The challenger bank has received more complaints that expected during the first half
April 18, 2018

It turns out CYBG (CYBG) is not as shielded from the legacy of payment protection insurance (PPI) mis-selling as it may have thought. The challenger bank has been forced to increase its provisions for past PPI costs by £350m as at March 2018. With the remaining undrawn conduct indemnity deed with former parent National Australia Bank – provided upon the group’s public listing in 2016 – not enough to cover the amount, CYBG will recognise a £202m pre-tax charge in its first-half income statement.

IC TIP: Hold at 289p

That will result in a 100-basis point reduction in the banking group’s common tier-one capital (CET1) ratio to below its target 12-13 per cent range. A spokesperson for CYBG reiterated all of the group’s medium-term guidance, including "the aspiration to be a dividend-paying stock and to build to a sustainable payout ratio over time”. The group – which does not operate an ordinary dividend policy – paid a maiden 1p a share dividend for 2017. 

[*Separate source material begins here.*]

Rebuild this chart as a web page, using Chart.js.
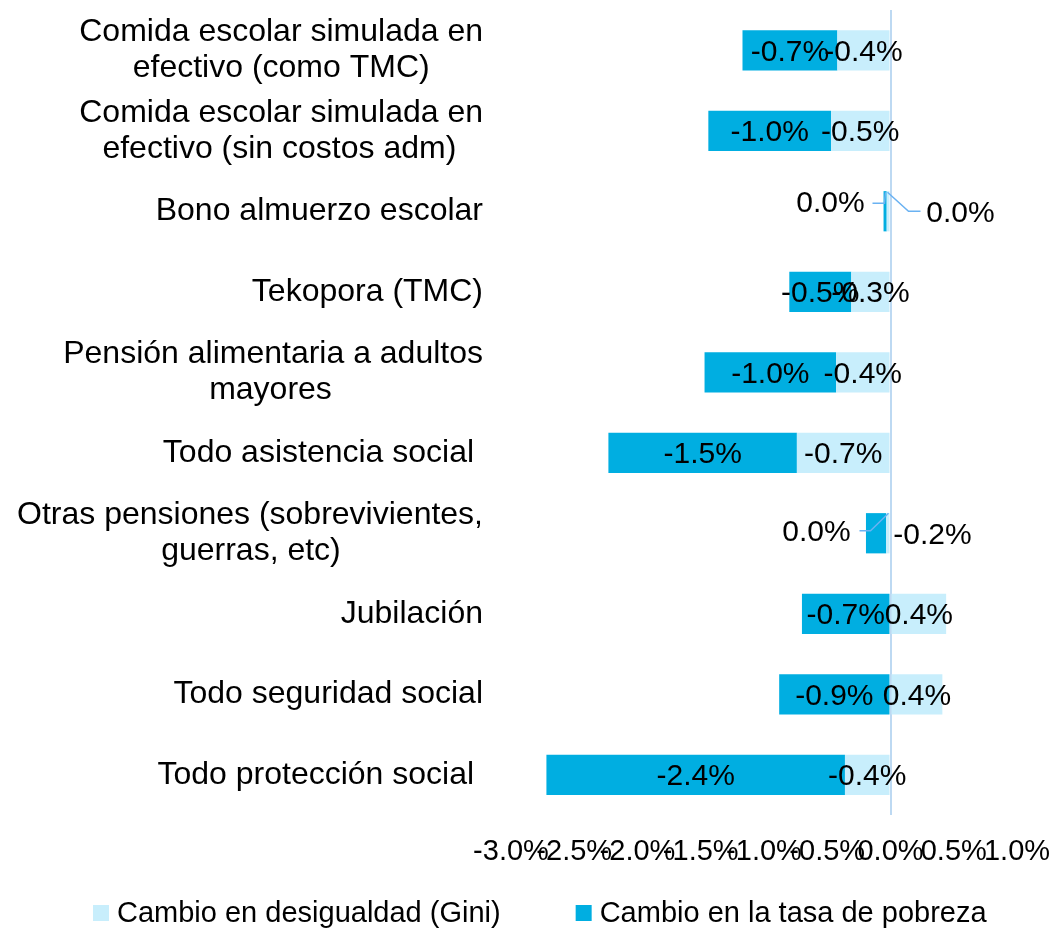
<!DOCTYPE html>
<html lang="es">
<head>
<meta charset="UTF-8">
<title>Cambio en pobreza y desigualdad</title>
<script src="https://cdn.jsdelivr.net/npm/chart.js@4.4.0/dist/chart.umd.min.js"></script>
<style>
  html, body { margin: 0; padding: 0; background: #fff; }
</style>
</head>
<body>
<canvas id="povertyChart" width="1052" height="930"></canvas>
<script>
// categories (trailing spaces keep the wrapped lines centred like in Excel)
const categories = [
  ["Comida escolar simulada en", "efectivo (como TMC)      "],
  ["Comida escolar simulada en", "efectivo (sin costos adm)   "],
  "Bono almuerzo escolar",
  "Tekopora (TMC)",
  ["Pensión alimentaria a adultos", "mayores                 "],
  "Todo asistencia social ",
  ["Otras pensiones (sobrevivientes,", "guerras, etc)                "],
  "Jubilación",
  "Todo seguridad social",
  "Todo protección social "
];
const seriesNames = ["Cambio en desigualdad (Gini)", "Cambio en la tasa de pobreza"];
// values in percentage points
const giniChange = [-0.42, -0.47, -0.03, -0.31, -0.43, -0.74, -0.034, 0.44, 0.41, -0.36];
const povertyChange = [-0.75, -0.97, -0.025, -0.49, -1.04, -1.49, -0.16, -0.70, -0.88, -2.36];
const xTickValues = [-3.0, -2.5, -2.0, -1.5, -1.0, -0.5, 0.0, 0.5, 1.0];

const FONT = "'Liberation Sans', Arial, sans-serif";
const LIGHT = "#C8EEFC";
const DARK = "#00AEE1";

function fmtPct(v) {
  let r = Math.round(v * 10) / 10;
  if (r === 0) r = 0;
  return r.toFixed(1) + "%";
}

// labels for the tiny bars were moved by hand in the original, with leader lines
const callouts = {
  "1-2": { dx: -60, dy: -8, line: [[-18, -8], [-6, -8], [-5, -19]] },
  "0-2": { dx: 70, dy: 2, line: [[30, 0], [18, 0], [-3, -19]] },
  "0-6": { dx: -74, dy: -1, line: [[-31, -2.5], [-20, -2.5], [-2, -20]] },
  "1-6": { dx: 42, dy: 2 }
};

const barLabels = {
  id: "barLabels",
  afterDatasetsDraw(chart) {
    const ctx = chart.ctx;
    const xs = chart.scales.x, ys = chart.scales.y;
    const x0 = xs.getPixelForValue(0);
    ctx.save();
    ctx.font = "30px " + FONT;
    ctx.fillStyle = "#000";
    ctx.textAlign = "center";
    ctx.textBaseline = "middle";
    chart.data.datasets.forEach((ds, di) => {
      chart.getDatasetMeta(di).data.forEach((bar, i) => {
        const txt = fmtPct(ds.data[i]);
        const c = callouts[di + "-" + i];
        if (c) {
          const yc = ys.getPixelForValue(i);
          if (c.line) {
            ctx.strokeStyle = "#6AB2F2";
            ctx.lineWidth = 1.5;
            ctx.beginPath();
            c.line.forEach((p, k) => {
              if (k === 0) ctx.moveTo(x0 + p[0], yc + p[1]);
              else ctx.lineTo(x0 + p[0], yc + p[1]);
            });
            ctx.stroke();
          }
          ctx.fillText(txt, x0 + c.dx, yc + c.dy);
          return;
        }
        ctx.fillText(txt, (bar.x + bar.base) / 2, bar.y + 2);
      });
    });
    ctx.restore();
  }
};

const bottomLegend = {
  id: "bottomLegend",
  afterDraw(chart) {
    const ctx = chart.ctx;
    ctx.save();
    ctx.font = "29px " + FONT;
    ctx.textBaseline = "middle";
    ctx.textAlign = "left";
    let x = 93;
    const y = 913;
    chart.data.datasets.forEach((ds) => {
      ctx.fillStyle = ds.backgroundColor;
      ctx.fillRect(x, y - 8, 16, 16);
      ctx.fillStyle = "#000";
      ctx.fillText(ds.label, x + 24, y + 1);
      x += 24 + ctx.measureText(ds.label).width + 75;
    });
    ctx.restore();
  }
};

document.addEventListener("DOMContentLoaded", () => {
  new Chart(document.getElementById("povertyChart"), {
    type: "bar",
    data: {
      labels: categories,
      datasets: [
        { label: seriesNames[0], data: giniChange, backgroundColor: LIGHT },
        { label: seriesNames[1], data: povertyChange, backgroundColor: DARK }
      ]
    },
    plugins: [barLabels, bottomLegend],
    options: {
      indexAxis: "y",
      responsive: false,
      animation: false,
      events: [],
      layout: { padding: { top: 10, right: 35, bottom: 55, left: 0 } },
      datasets: { bar: { barPercentage: 0.5, categoryPercentage: 1.0 } },
      plugins: {
        legend: { display: false },
        tooltip: { enabled: false }
      },
      scales: {
        x: {
          stacked: true,
          min: -3,
          max: 1,
          afterBuildTicks: (axis) => { axis.ticks = xTickValues.map(v => ({ value: v })); },
          afterFit: (s) => { s.height = 60; s.paddingLeft = 0; s.paddingRight = 0; },
          border: { display: false },
          grid: {
            drawTicks: false,
            lineWidth: 2,
            color: (c) => (c.tick && c.tick.value === 0) ? "#BDD9F2" : "rgba(0,0,0,0)"
          },
          ticks: {
            autoSkip: false,
            maxRotation: 0,
            minRotation: 0,
            padding: 20,
            color: "#000",
            font: { family: FONT, size: 29 },
            callback: (v) => fmtPct(v)
          }
        },
        y: {
          stacked: true,
          afterFit: (s) => { s.width = 511; s.paddingTop = 0; s.paddingBottom = 0; },
          border: { display: false },
          grid: { display: false, drawTicks: false },
          ticks: {
            padding: 28,
            color: "#000",
            font: { family: FONT, size: 32, lineHeight: 1.125 }
          }
        }
      }
    }
  });
});
</script>
</body>
</html>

The challenger is in the process of switching its mortgage portfolio to a model based on the internal ratings-based approach, which typically requires less capital to be held against the loan book. That’s expected to complete by October. Shore Capital analysts believe it could release around £600m of surplus capital, offsetting “the dent in the balance sheet caused by the additional PPI provision”.